Description of the task:
Set out each line from the following listing that includes the word "with".

Stored records:
"""

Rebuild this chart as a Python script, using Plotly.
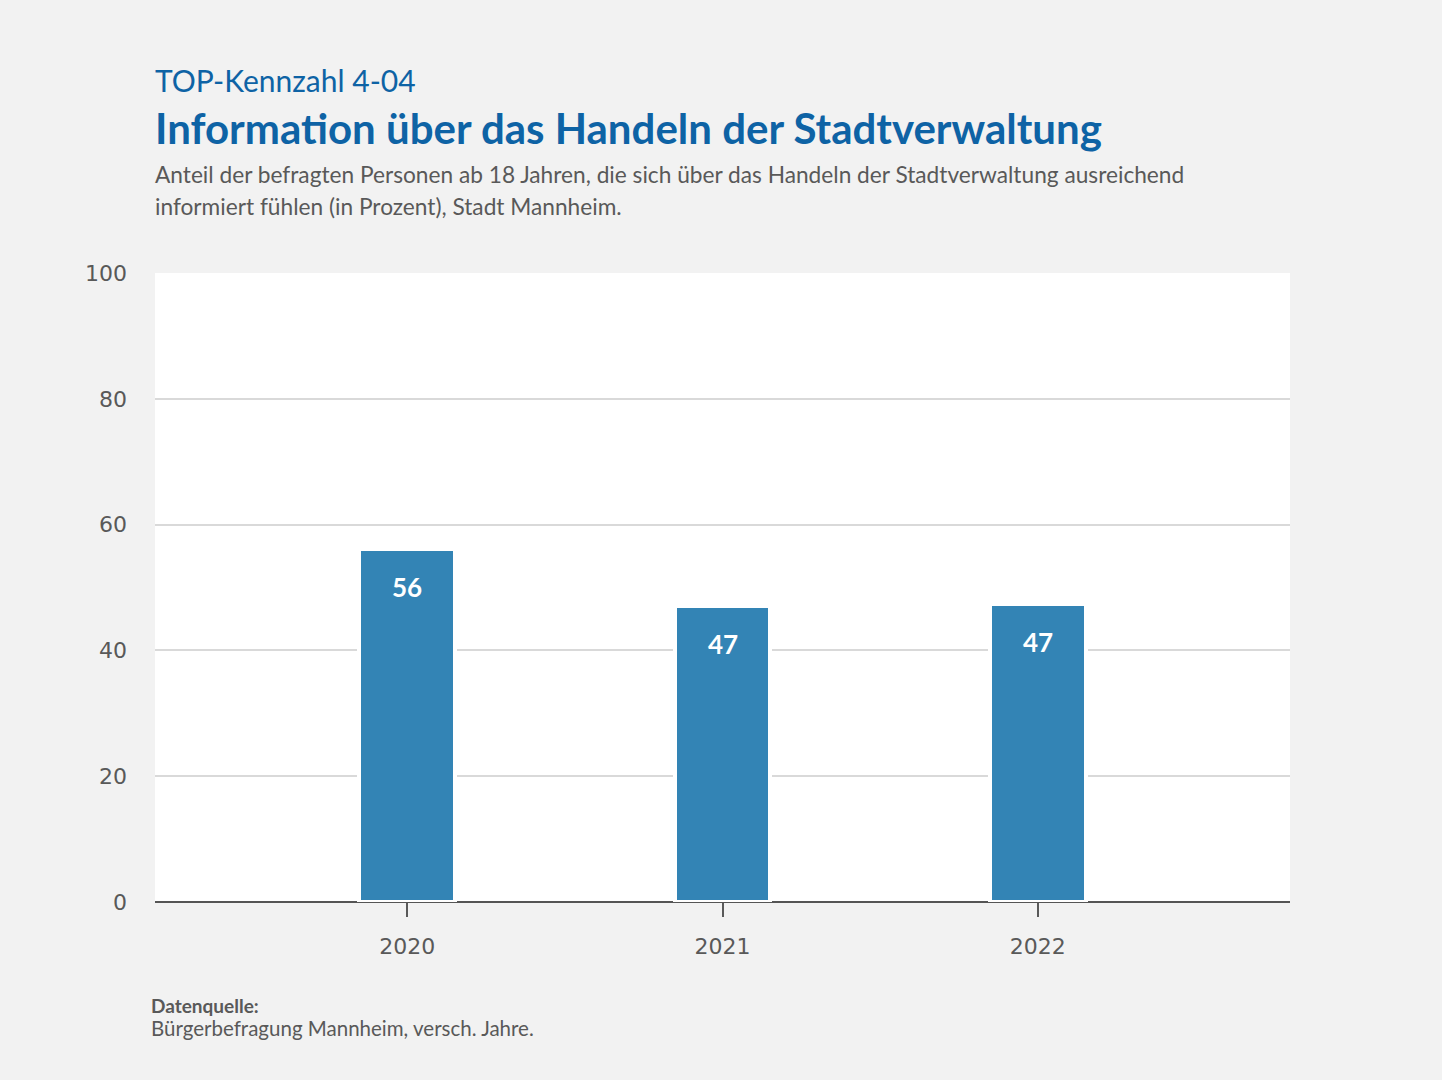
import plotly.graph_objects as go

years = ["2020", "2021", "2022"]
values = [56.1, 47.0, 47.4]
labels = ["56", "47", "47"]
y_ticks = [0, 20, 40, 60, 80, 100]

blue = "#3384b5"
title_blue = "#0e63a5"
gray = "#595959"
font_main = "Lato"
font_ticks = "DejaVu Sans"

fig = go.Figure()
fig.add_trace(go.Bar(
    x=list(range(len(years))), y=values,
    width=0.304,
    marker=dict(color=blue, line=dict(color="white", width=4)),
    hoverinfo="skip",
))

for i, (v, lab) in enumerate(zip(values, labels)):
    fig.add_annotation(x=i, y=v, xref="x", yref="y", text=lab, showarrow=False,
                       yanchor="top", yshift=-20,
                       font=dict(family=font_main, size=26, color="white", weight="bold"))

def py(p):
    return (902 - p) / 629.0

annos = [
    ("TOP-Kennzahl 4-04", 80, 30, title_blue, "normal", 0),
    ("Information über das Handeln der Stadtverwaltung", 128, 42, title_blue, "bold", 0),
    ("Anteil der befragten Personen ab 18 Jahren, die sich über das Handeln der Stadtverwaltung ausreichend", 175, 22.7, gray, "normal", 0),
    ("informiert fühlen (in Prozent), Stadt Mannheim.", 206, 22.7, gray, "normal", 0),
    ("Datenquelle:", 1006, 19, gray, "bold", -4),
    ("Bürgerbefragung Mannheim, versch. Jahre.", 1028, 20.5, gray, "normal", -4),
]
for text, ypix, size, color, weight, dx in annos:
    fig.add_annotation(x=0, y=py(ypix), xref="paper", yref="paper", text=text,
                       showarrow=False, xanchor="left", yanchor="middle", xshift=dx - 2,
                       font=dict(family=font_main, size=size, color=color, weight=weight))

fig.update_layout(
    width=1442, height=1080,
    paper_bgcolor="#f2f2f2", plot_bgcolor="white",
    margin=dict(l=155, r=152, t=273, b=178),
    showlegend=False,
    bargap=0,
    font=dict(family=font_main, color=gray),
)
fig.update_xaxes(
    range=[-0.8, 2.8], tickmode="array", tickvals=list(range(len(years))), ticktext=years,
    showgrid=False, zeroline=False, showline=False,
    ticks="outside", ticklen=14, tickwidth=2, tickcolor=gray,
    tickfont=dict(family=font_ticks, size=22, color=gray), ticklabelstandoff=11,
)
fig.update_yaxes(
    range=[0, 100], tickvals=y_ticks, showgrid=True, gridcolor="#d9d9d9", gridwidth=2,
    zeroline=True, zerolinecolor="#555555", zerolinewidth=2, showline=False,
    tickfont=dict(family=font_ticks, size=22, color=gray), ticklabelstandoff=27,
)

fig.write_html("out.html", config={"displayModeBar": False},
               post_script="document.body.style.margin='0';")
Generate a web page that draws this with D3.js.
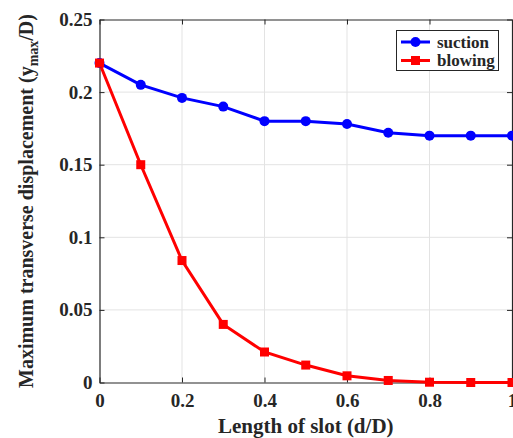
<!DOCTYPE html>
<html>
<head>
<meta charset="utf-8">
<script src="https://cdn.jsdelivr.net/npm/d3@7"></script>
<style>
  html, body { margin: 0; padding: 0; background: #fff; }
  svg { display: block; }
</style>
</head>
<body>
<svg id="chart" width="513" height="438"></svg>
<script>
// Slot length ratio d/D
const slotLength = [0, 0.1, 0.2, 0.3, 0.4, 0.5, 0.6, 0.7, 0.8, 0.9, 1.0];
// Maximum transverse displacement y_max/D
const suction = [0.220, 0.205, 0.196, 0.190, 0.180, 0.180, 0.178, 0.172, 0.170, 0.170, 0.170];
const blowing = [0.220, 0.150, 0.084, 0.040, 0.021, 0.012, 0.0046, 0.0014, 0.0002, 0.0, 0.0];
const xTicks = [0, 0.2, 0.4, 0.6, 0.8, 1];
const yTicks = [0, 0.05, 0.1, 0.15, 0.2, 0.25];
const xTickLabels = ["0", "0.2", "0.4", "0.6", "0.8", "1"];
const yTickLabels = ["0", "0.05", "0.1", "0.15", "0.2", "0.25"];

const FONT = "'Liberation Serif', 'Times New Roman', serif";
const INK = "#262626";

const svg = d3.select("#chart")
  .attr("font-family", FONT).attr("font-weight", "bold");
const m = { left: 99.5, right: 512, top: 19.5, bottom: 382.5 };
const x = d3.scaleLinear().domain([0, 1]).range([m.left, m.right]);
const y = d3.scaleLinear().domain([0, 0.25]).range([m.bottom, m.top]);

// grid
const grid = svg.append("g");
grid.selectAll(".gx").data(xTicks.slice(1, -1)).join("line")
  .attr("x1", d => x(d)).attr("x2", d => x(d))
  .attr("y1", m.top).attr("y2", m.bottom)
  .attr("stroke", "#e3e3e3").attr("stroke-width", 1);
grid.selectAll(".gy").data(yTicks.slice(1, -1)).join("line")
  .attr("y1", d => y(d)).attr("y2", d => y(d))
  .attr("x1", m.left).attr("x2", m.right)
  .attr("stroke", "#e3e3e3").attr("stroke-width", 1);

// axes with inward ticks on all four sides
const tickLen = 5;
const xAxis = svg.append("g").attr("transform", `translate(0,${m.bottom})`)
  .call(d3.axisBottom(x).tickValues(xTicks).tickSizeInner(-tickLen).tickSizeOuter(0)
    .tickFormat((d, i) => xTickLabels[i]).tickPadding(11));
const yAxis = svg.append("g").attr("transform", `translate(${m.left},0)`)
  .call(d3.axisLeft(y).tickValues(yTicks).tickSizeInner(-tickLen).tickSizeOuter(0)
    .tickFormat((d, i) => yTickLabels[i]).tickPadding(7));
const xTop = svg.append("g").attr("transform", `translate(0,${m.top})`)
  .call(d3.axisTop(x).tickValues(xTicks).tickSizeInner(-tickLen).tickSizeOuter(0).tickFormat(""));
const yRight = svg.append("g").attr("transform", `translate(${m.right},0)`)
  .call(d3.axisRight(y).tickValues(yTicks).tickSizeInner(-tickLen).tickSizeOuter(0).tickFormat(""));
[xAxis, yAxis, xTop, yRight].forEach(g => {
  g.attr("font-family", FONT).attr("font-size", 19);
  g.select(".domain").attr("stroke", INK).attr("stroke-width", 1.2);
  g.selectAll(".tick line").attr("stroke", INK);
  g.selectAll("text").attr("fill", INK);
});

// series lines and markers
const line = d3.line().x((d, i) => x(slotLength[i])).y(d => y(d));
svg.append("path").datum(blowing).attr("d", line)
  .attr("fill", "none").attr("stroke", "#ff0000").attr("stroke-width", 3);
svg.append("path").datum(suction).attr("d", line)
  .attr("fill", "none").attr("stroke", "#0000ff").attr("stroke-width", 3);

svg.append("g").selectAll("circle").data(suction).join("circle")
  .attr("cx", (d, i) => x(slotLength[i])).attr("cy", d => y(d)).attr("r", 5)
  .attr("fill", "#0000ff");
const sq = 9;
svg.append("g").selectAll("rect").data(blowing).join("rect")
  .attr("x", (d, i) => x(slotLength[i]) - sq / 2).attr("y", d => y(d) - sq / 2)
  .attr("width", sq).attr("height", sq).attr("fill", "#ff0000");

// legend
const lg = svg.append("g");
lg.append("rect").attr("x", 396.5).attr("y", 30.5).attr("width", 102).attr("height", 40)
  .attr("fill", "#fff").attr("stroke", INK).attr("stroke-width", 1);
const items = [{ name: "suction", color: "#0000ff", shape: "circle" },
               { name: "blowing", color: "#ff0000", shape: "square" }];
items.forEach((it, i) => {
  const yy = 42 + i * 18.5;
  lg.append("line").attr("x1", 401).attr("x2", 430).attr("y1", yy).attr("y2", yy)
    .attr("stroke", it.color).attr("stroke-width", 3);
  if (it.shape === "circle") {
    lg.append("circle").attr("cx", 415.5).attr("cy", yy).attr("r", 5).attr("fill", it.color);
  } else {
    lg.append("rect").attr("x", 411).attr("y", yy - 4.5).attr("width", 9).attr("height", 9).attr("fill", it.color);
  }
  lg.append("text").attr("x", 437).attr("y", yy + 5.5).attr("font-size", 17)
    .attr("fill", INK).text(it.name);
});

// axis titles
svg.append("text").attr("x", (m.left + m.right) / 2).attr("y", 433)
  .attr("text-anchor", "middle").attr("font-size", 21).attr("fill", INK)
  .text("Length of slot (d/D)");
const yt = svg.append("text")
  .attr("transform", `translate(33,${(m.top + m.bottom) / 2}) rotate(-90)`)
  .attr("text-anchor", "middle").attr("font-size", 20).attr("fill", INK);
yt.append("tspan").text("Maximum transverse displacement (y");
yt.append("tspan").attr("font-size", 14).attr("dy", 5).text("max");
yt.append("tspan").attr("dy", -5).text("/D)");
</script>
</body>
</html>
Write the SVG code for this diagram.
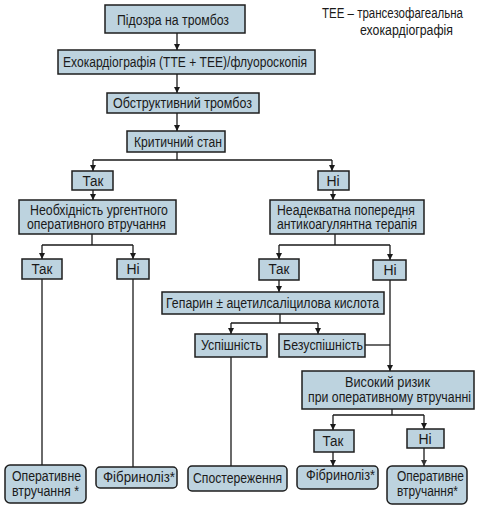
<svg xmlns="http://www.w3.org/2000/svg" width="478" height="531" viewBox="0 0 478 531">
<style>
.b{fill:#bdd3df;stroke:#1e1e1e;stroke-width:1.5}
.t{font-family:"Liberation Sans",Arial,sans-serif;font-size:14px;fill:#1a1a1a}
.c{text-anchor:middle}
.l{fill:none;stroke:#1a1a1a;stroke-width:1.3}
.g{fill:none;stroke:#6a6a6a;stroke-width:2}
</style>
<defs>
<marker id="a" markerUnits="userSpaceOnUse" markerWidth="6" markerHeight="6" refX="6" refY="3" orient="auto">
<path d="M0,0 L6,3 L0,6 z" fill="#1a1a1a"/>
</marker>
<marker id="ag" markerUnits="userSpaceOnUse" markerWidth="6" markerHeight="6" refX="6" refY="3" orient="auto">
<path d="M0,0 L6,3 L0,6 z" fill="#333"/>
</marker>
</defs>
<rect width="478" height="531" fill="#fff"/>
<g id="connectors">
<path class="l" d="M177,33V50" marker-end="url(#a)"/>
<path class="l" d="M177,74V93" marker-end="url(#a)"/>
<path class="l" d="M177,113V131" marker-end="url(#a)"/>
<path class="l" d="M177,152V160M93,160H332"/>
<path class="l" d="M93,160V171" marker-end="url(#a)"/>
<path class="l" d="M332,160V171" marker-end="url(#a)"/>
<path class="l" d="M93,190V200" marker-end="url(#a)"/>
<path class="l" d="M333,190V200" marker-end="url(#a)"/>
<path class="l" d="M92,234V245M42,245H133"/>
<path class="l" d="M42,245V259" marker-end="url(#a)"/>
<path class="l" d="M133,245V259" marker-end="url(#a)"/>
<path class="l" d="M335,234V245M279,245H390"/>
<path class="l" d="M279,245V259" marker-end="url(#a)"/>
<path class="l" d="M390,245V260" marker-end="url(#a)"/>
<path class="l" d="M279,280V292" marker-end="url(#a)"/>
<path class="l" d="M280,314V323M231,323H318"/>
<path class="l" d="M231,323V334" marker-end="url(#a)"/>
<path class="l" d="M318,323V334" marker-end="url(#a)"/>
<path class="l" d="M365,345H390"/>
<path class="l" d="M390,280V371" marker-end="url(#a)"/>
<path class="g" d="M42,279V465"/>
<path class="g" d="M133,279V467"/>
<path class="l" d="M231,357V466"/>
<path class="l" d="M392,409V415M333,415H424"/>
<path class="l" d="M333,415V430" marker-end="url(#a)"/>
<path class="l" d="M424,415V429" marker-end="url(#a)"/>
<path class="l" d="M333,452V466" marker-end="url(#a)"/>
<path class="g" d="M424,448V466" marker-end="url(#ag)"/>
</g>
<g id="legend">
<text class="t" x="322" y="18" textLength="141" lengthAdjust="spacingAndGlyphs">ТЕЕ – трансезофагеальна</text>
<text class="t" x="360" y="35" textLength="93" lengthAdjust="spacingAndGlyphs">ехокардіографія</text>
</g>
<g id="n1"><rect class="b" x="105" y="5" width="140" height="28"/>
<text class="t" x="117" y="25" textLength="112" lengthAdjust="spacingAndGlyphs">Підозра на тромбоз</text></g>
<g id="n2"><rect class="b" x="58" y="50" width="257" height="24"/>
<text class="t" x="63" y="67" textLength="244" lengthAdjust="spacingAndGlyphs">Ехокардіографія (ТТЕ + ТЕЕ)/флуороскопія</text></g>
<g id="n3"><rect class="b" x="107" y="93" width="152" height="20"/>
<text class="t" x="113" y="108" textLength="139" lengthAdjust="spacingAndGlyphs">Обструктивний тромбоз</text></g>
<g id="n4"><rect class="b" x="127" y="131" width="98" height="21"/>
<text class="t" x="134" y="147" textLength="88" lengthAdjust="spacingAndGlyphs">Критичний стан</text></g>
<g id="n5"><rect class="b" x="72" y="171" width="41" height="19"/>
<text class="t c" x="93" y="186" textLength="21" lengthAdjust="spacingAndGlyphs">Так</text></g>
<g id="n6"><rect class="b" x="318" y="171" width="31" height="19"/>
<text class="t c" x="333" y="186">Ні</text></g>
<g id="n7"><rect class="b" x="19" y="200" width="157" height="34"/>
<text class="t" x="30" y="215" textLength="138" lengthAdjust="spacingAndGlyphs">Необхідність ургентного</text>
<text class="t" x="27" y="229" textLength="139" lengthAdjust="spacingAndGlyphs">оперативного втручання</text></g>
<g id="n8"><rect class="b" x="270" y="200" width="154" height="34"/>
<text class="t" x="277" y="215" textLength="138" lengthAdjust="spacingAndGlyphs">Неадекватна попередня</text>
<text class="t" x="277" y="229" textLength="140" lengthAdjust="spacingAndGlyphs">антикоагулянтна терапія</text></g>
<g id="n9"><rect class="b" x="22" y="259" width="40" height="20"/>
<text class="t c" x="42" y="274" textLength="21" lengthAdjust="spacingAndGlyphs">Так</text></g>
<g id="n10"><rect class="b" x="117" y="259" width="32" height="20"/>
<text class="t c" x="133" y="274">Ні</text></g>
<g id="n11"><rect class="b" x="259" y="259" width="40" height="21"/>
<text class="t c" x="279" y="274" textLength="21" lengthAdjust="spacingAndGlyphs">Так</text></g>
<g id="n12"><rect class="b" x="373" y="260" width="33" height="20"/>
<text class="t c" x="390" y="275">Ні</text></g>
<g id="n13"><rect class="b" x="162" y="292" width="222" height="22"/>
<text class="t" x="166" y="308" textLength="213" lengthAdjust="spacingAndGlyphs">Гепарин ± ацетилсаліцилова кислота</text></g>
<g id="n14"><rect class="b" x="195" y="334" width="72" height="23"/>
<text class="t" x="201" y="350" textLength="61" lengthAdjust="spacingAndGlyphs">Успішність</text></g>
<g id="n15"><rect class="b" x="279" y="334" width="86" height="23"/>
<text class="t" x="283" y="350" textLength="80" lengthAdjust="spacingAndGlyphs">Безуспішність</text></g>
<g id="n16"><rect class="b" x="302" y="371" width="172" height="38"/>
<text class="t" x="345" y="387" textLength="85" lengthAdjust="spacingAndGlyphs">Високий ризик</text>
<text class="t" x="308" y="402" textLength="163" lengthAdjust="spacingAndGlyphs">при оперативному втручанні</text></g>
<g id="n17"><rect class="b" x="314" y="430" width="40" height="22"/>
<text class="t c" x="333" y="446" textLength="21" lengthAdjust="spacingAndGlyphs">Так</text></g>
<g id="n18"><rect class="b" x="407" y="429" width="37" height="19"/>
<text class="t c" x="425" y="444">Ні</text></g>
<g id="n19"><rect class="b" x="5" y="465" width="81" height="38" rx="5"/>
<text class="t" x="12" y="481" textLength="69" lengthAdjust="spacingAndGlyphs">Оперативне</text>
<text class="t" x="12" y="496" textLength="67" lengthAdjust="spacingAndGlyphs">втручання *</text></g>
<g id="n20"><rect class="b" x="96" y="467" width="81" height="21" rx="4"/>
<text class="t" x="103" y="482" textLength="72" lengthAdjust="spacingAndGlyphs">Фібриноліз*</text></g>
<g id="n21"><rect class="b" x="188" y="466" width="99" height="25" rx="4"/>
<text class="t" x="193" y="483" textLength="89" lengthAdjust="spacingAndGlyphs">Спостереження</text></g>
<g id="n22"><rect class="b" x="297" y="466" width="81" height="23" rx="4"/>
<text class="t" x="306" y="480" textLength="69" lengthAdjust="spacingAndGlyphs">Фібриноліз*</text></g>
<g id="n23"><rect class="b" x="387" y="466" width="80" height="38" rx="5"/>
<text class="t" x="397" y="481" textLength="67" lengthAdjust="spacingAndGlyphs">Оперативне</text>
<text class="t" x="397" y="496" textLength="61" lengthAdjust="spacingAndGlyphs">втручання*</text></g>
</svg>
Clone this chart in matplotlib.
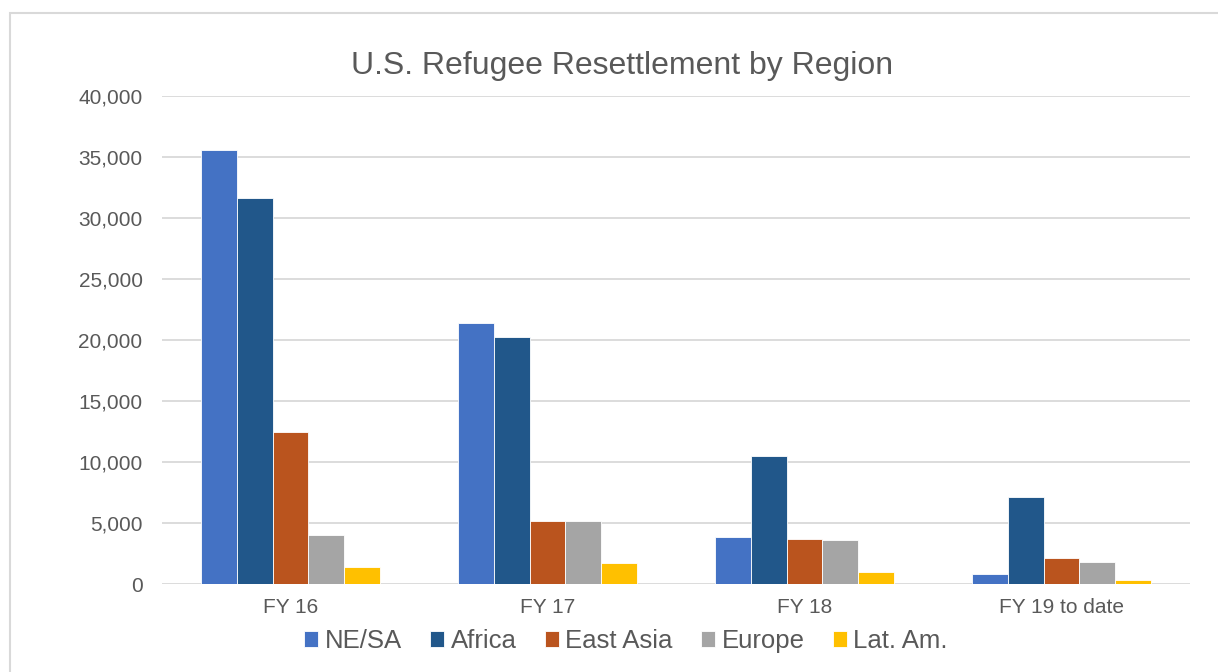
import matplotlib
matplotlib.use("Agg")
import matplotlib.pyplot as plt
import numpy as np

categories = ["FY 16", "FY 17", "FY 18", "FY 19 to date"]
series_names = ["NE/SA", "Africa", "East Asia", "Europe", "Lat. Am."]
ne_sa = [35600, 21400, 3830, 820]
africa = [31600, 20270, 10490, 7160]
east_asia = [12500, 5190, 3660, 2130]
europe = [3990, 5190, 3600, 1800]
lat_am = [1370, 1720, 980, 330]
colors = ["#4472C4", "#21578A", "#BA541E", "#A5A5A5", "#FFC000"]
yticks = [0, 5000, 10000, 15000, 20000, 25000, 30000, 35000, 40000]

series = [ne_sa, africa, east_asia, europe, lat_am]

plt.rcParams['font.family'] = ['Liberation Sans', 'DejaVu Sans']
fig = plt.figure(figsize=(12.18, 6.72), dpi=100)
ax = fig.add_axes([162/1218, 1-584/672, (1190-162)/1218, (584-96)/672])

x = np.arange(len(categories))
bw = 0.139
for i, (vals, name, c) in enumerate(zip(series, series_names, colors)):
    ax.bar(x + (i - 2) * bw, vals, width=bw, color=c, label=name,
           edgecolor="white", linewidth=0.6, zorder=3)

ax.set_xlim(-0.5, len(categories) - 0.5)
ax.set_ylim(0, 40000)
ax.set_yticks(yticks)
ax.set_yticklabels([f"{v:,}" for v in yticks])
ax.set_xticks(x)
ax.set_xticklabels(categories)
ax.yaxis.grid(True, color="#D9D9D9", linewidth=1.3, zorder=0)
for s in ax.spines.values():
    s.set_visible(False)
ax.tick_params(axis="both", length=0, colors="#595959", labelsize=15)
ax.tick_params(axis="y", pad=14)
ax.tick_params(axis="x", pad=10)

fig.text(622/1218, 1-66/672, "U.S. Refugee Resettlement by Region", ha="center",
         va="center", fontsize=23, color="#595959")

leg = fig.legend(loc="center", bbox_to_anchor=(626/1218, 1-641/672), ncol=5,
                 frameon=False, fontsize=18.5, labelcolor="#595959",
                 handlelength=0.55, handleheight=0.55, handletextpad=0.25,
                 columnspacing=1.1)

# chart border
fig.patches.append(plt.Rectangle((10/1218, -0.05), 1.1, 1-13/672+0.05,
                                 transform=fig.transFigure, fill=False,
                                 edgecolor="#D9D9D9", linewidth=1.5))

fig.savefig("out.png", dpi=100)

"""

Exercise solution:
Generate a web page that draws this with D3.js.
// axes with inward ticks on all four sides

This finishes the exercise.